Watch out! This is the most common mistake in every first-year lab, and it is completely backwards. Writing more digits does not make a number more accurate — it just makes a bigger claim about how well you know it, a claim you usually cannot back up. A cheap ruler that reports 3.7\ \text{cm} is being honest; the same ruler reporting 3.71428\ \text{cm} is lying, because it cannot possibly resolve millionths of a centimetre.

Accuracy is set by how close you are to the truth (kill the systematic errors), and precision by how tightly your readings agree (kill the random errors). Neither has anything to do with how many digits your calculator happens to display. When you divide 10.0 by 3 and the screen shows 3.33333333, all but two or three of those threes are fantasy. Report the digits you can defend, and no more — that is what significant figures are for.

Only half of it does — and knowing which half is the whole game. Averaging N readings shrinks the random uncertainty: the standard error of the mean falls like 1/\sqrt{N}, so four times as many readings halves the random scatter. That is real, and it is why we repeat measurements.

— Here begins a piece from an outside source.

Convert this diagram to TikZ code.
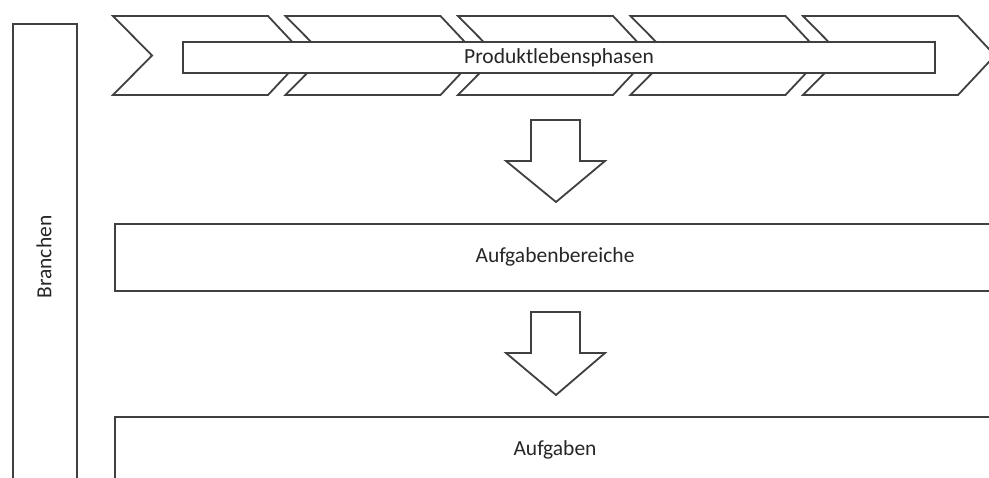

But a systematic error is untouched by repetition. If your stopwatch runs 2\% slow, then every one of your thousand readings is 2\% low, and their average is 2\% low too — now quoted with a gloriously tiny random uncertainty that makes your wrong answer look authoritative. Precision without accuracy is a trap. The only cures for systematic error are detective work and calibration: check your instrument against a known standard, re-zero it, swap it for another, and hunt down the hidden bias. No amount of patience at the stopwatch will do it for you.